GREEN BAY, Wis. — The Green Bay Packers fired a question into the social media ether yesterday that froze the timeline: “What’s your favorite cold weather moment at Lambeau?” The team shared three photos that define “football weather”—the goalpost tear-down of 1967, Donald Driver beaming inside a snow globe, and the quintessential winter Lambeau Leap. Thousands of fans flooded the comments, but three moments rose above the frost to define the mystique of the Frozen Tundra.
1. The Granddaddy of Frost: The Ice Bowl (1967)
You can’t talk about cold without bowing down to December 31, 1967. The photo on the left of the Packers’ tweet captures the sheer pandemonium after Bart Starr’s QB sneak sealed the NFL Championship against the Cowboys. The stats still look like a typo: -13°F air temperature, -48°F wind chill.
The turf heating system failed. The referees’ whistles froze to their lips. But the image of fans rushing the field, tearing down the goalposts in a mist of sub-zero condensation, cemented Lambeau’s reputation. It wasn’t just a win; it was survival.
2. The Snow Globe Game (2007)
The top-right photo features the legendary Donald Driver, flashing his million-dollar smile through a curtain of heavy snow. This calls back to the 2007 Divisional Playoff against Seattle. While the Ice Bowl was painful, this game was magical. The snow didn’t stop falling, burying the field in inches of powder.
Brett Favre threw snowballs at teammates. Ryan Grant recovered from two early fumbles to rush for 201 yards. The visual of the green and gold uniforms popping against the stark white backdrop turned a football game into pure theater. Driver, who played his entire career in Green Bay, thrived in this chaos, catching passes when defenders couldn’t even keep their footing.
3. The Leaps That Defy Logic
The bottom-right image highlights the tradition that refuses to hibernate. LeRoy Butler invented the Lambeau Leap in December 1993 during a game against the Raiders where the temps hovered near zero. Since then, the Leap has become the ultimate trust fall.
Think about the physics: a 250-pound player in pads jumping into the arms of fans wearing six layers of Carhartt and wool. It shouldn’t work. But every Sunday, the connection holds. It proves that the bond between the stands and the sideline is stronger than the elements.

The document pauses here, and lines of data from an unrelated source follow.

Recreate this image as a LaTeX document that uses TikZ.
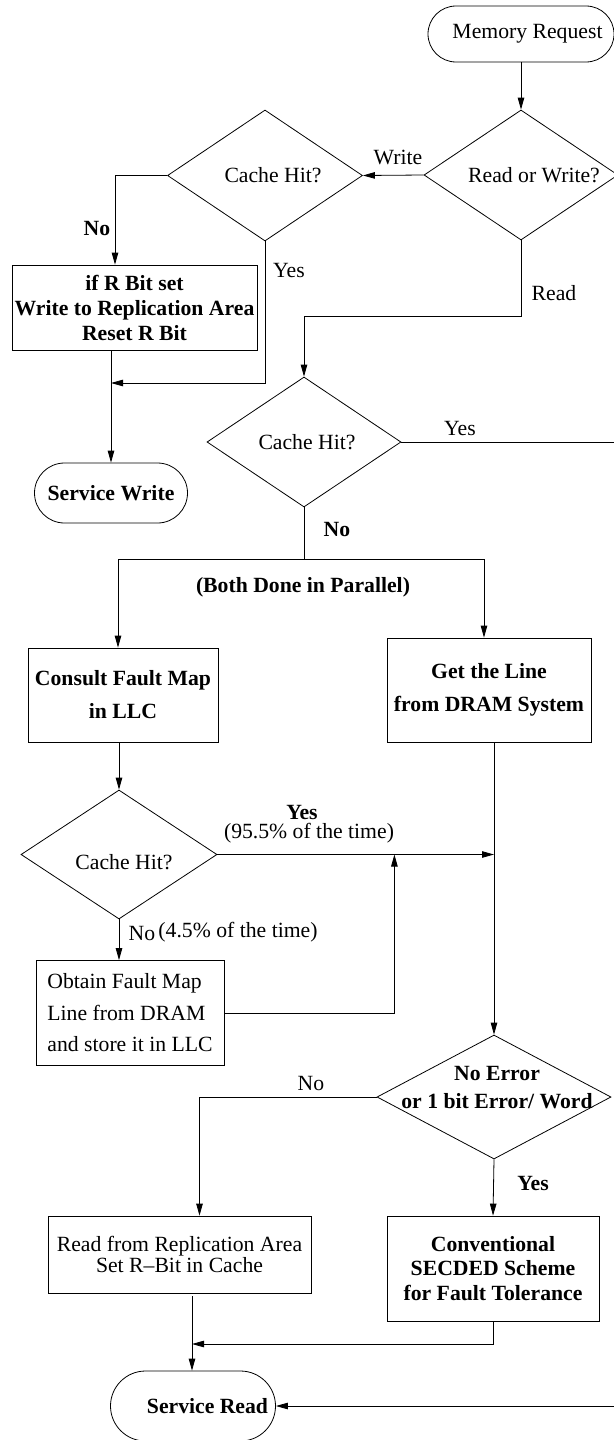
\documentclass[tikz,border=0pt]{standalone}
\usepackage{fontspec}
\setmainfont{Liberation Serif}
\usetikzlibrary{shapes.geometric,arrows.meta}
\newcommand{\fsz}[1]{\fontsize{21.7}{#1}\selectfont}
\begin{document}
\begin{tikzpicture}[x=1pt,y=-1pt, line width=0.8pt,
  arr/.style={-{Triangle[length=12pt,width=6.5pt]}},
  box/.style={draw, rectangle, inner sep=0pt, align=center},
  dia/.style={draw, diamond, inner sep=0pt},
  term/.style={draw, rectangle, inner sep=0pt},
  lbl/.style={inner sep=0pt, font=\fsz{26}},
  blbl/.style={inner sep=0pt, font=\fsz{26}\bfseries}]
\useasboundingbox (0,0) rectangle (613,1440);

% terminals
\node[term, rounded corners=28pt, minimum width=186pt, minimum height=56pt, font=\fsz{26}] (mem) at (521,34) {\hspace*{13pt}Memory Request};
\node[term, rounded corners=30pt, minimum width=153pt, minimum height=60pt, font=\fsz{26}\bfseries] (sw) at (111,493) {Service Write};
\node[term, rounded corners=35pt, minimum width=165pt, minimum height=70pt, font=\fsz{26}\bfseries] (sr) at (193,1406) {\hspace*{29pt}Service Read};

% decisions
\node[dia, minimum width=194pt, minimum height=130pt, label={[lbl,xshift=13pt]center:Read or Write?}] (rw) at (521,175) {};
\node[dia, minimum width=195pt, minimum height=131pt, label={[lbl,xshift=8pt]center:Cache Hit?}] (ch1) at (265,175.5) {};
\node[dia, minimum width=194pt, minimum height=130pt, label={[lbl,xshift=3pt]center:Cache Hit?}] (ch2) at (304,442) {};
\node[dia, minimum width=196pt, minimum height=129pt, label={[lbl,xshift=5pt,yshift=-8pt]center:Cache Hit?}] (ch3) at (119,854.5) {};
\node[dia, minimum width=234pt, minimum height=124pt, label={[blbl,align=center,xshift=3pt,yshift=9pt,font=\fsz{28}\bfseries]center:No Error\\or 1 bit Error/ Word}] (ne) at (494,1097) {};

% processes
\node[box, minimum width=245pt, minimum height=85pt, font=\fsz{25}\bfseries] (rbit) at (134.5,307.5) {if R Bit set\\Write to Replication Area\\Reset R Bit};
\node[box, minimum width=190pt, minimum height=94pt, font=\fsz{33}\bfseries] (consult) at (123,695) {Consult Fault Map\\in LLC};
\node[box, minimum width=204pt, minimum height=104pt, font=\fsz{33}\bfseries] (getline) at (489,690) {Get the Line\\from DRAM System};
\node[box, minimum width=188pt, minimum height=105pt, align=left, font=\fsz{31.5}] (obtain) at (130,1013) {Obtain Fault Map\\Line from DRAM\\and store it in LLC};
\node[box, minimum width=263pt, minimum height=77pt, font=\fsz{19}] (readrep) at (179.5,1254.5) {Read from Replication Area\\Set R–Bit in Cache};
\node[box, minimum width=212pt, minimum height=105pt, font=\fsz{24.5}\bfseries] (conv) at (493,1268.5) {Conventional\\SECDED Scheme\\for Fault Tolerance};

% junction points
\coordinate (j1) at (111,383);
\coordinate (j2) at (192,1344);

% connectors
\draw[arr] (mem.south) -- (rw.north);
\draw[arr] (rw.west) -- (ch1.east);
\draw[arr] (ch1.west) -| ([xshift=-19.5pt]rbit.north);
\draw[arr] (ch1.south) |- (j1);
\draw (rbit.south -| j1) -- (j1);
\draw[arr] (j1) -- (sw.north -| j1);
\draw[arr] (rw.south) -- ++(0,76) -| (ch2.north);
\draw[arr] (ch2.east) -- ++(240,0) |- (sr.east);
\draw[arr] (ch2.south) -- ++(0,52) -| ([xshift=-5pt]consult.north);
\draw[arr] (ch2.south) -- ++(0,52) -| ([xshift=-5pt]getline.north);
\draw[arr] ([xshift=-4pt]consult.south) -- (ch3.north);
\draw (getline.south -| ne.north) -- (ch3.east -| ne.north);
\draw[arr] (ch3.east) -- (ch3.east -| ne.north);
\draw[arr] (ch3.east -| ne.north) -- (ne.north);
\draw[arr] (ch3.south) -- (ch3.south |- obtain.north);
\draw[arr] (obtain.east) -| ([xshift=177pt]ch3.east);
\draw[arr] (ne.west) -| ([xshift=20pt]readrep.north);
\draw[arr] (ne.south) -- (conv.north);
\draw[arr] (conv.south) |- (j2);
\draw[shorten <=3pt] (readrep.south -| j2) -- (j2);
\draw[arr] (j2) -- (sr.north -| j2);

% labels
\node[lbl] (lwrite) at (398,157) {Write};
\node[blbl] (lno1) at (97,228) {No};
\node[lbl] (lyes1) at (289,270) {Yes};
\node[lbl] (lread) at (554,293) {Read};
\node[lbl] (lyes2) at (460,428) {Yes};
\node[blbl] (lno2) at (337,529) {No};
\node[blbl] (lpar) at (303,587) {(Both Done in Parallel)};
\node[blbl] (lyes3) at (302,812) {Yes};
\node[lbl] (lpct1) at (309,833) {(95.5\% of the time)};
\node[lbl] (lno3) at (142,933) {No};
\node[lbl] (lpct2) at (238,932) {(4.5\% of the time)};
\node[lbl] (lno4) at (311,1083) {No};
\node[blbl] (lyes4) at (533,1183) {Yes};
\end{tikzpicture}
\end{document}
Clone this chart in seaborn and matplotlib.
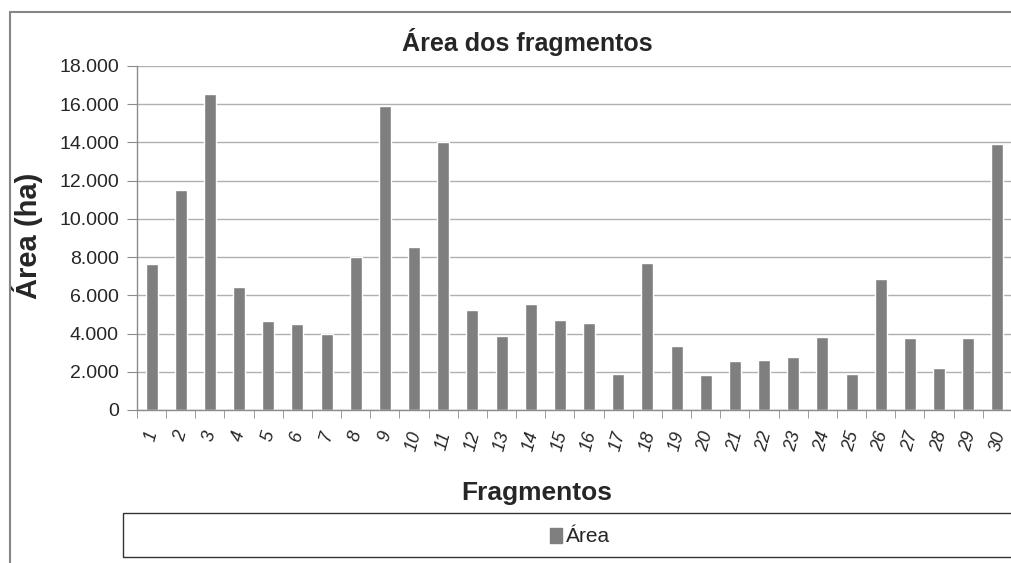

“It’s a mindset. You see the other team shivering on the sideline, huddled around the heaters, and you know you’ve already won. The cold is our 12th man.” — LeRoy Butler, Packers Hall of Famer (Archive)
Playoff Implications
This nostalgia trip isn’t just for likes. As the playoffs heat up (or freeze over), home-field advantage remains Green Bay’s ace in the hole. History shows that warm-weather teams—like the Dolphins or Rams—struggle when the mercury drops below 20 degrees at Lambeau. If the Packers secure home field this postseason, opponents won’t just battle the roster; they’ll battle the ghosts of 1967.